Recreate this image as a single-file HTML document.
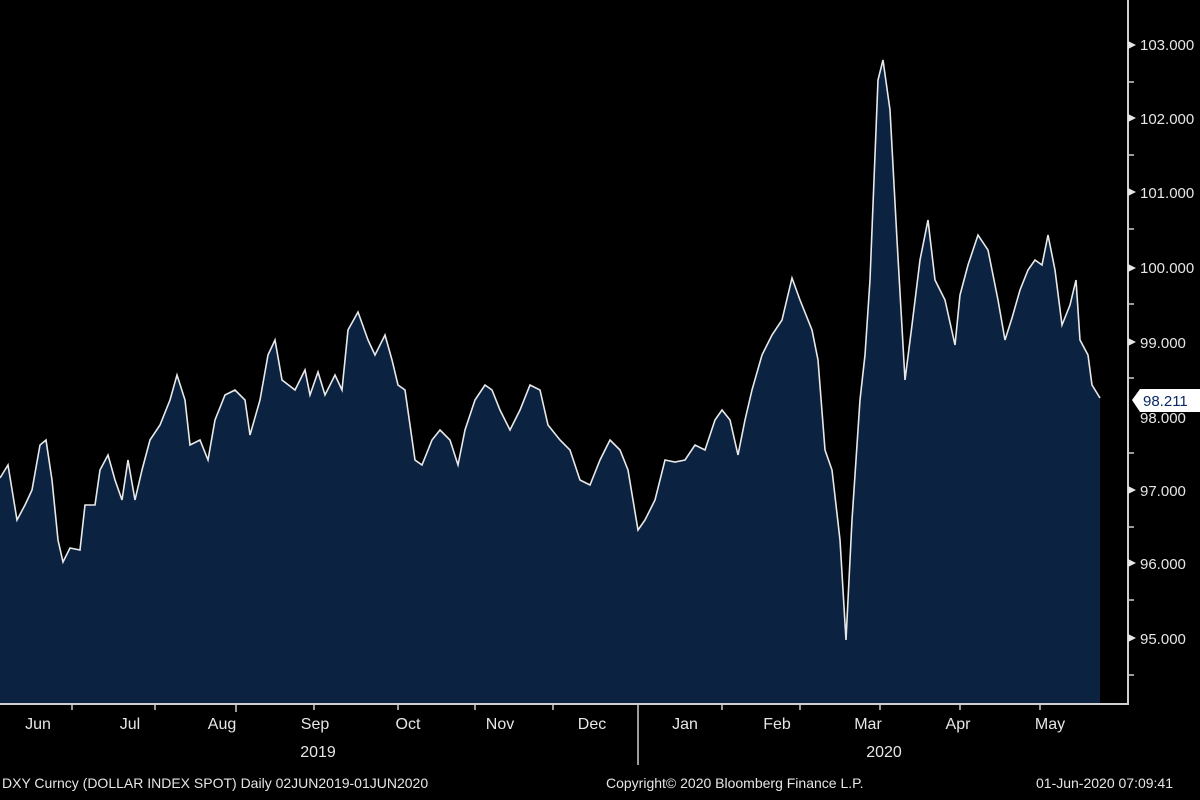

--

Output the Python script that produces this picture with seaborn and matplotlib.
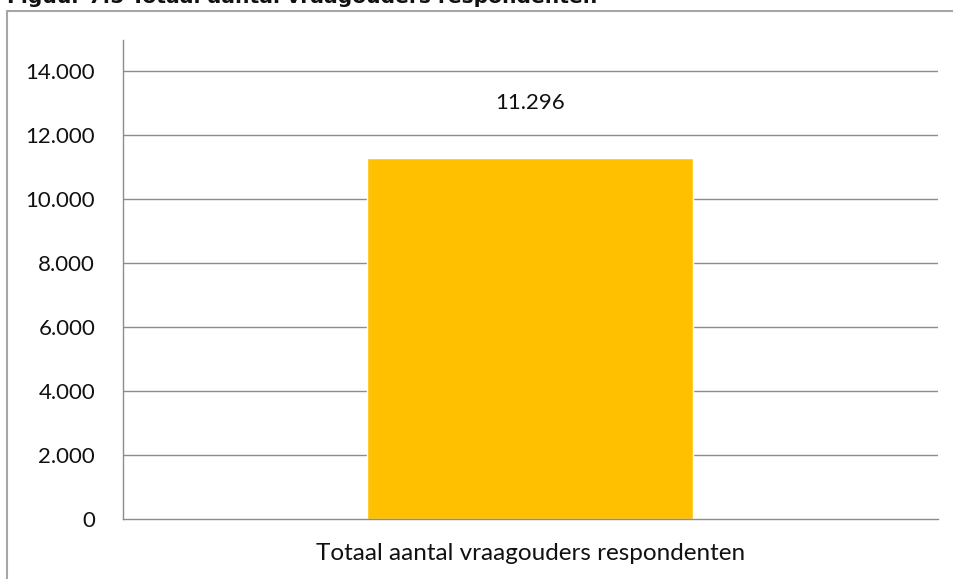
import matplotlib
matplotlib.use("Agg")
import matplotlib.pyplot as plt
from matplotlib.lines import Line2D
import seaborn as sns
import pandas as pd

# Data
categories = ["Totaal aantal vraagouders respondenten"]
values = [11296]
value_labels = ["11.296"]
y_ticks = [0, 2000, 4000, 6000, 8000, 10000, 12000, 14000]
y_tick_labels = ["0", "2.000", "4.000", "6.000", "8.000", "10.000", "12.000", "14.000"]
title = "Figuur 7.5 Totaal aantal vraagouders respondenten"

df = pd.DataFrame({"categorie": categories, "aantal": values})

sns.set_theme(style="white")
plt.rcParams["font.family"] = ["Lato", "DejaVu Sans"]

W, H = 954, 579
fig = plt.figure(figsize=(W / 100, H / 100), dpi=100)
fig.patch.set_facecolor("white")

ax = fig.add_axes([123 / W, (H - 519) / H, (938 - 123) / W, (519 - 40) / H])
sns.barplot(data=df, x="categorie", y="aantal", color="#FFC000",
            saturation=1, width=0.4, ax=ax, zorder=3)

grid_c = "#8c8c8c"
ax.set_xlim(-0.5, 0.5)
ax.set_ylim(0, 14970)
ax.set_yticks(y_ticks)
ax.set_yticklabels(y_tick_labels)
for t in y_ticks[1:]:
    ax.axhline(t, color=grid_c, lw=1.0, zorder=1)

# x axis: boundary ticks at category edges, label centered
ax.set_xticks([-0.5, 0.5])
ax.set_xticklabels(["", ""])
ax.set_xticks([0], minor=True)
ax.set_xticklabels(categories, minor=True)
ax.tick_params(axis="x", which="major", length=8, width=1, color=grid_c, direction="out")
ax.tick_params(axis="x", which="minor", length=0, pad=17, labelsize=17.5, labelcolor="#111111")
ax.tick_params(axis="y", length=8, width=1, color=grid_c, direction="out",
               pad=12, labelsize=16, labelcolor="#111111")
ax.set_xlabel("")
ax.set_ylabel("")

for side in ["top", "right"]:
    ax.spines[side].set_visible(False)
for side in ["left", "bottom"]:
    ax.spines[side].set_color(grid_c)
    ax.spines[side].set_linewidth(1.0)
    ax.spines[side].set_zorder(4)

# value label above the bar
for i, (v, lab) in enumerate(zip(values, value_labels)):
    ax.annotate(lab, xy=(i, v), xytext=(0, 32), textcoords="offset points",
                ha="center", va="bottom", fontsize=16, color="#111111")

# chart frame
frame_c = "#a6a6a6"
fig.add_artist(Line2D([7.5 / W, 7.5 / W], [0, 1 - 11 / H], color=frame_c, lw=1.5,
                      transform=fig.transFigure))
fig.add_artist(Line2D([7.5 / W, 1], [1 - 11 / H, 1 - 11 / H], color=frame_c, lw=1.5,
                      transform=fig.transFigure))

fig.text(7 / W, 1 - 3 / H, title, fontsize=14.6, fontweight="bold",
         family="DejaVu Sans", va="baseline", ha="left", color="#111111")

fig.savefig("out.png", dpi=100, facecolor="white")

WRITTEN INSTRUCTION = Within the entries above, give again exactly the lines starting at the one that contains "Output the Python" and ending at the one that contains "ax.axhline(t, color=grid_c, lw=1.0, zorder=1)", leaving out the pictures.

ANSWER FOR THIS EXERCISE =
Output the Python script that produces this picture with seaborn and matplotlib.
import matplotlib
matplotlib.use("Agg")
import matplotlib.pyplot as plt
from matplotlib.lines import Line2D
import seaborn as sns
import pandas as pd

# Data
categories = ["Totaal aantal vraagouders respondenten"]
values = [11296]
value_labels = ["11.296"]
y_ticks = [0, 2000, 4000, 6000, 8000, 10000, 12000, 14000]
y_tick_labels = ["0", "2.000", "4.000", "6.000", "8.000", "10.000", "12.000", "14.000"]
title = "Figuur 7.5 Totaal aantal vraagouders respondenten"

df = pd.DataFrame({"categorie": categories, "aantal": values})

sns.set_theme(style="white")
plt.rcParams["font.family"] = ["Lato", "DejaVu Sans"]

W, H = 954, 579
fig = plt.figure(figsize=(W / 100, H / 100), dpi=100)
fig.patch.set_facecolor("white")

ax = fig.add_axes([123 / W, (H - 519) / H, (938 - 123) / W, (519 - 40) / H])
sns.barplot(data=df, x="categorie", y="aantal", color="#FFC000",
            saturation=1, width=0.4, ax=ax, zorder=3)

grid_c = "#8c8c8c"
ax.set_xlim(-0.5, 0.5)
ax.set_ylim(0, 14970)
ax.set_yticks(y_ticks)
ax.set_yticklabels(y_tick_labels)
for t in y_ticks[1:]:
    ax.axhline(t, color=grid_c, lw=1.0, zorder=1)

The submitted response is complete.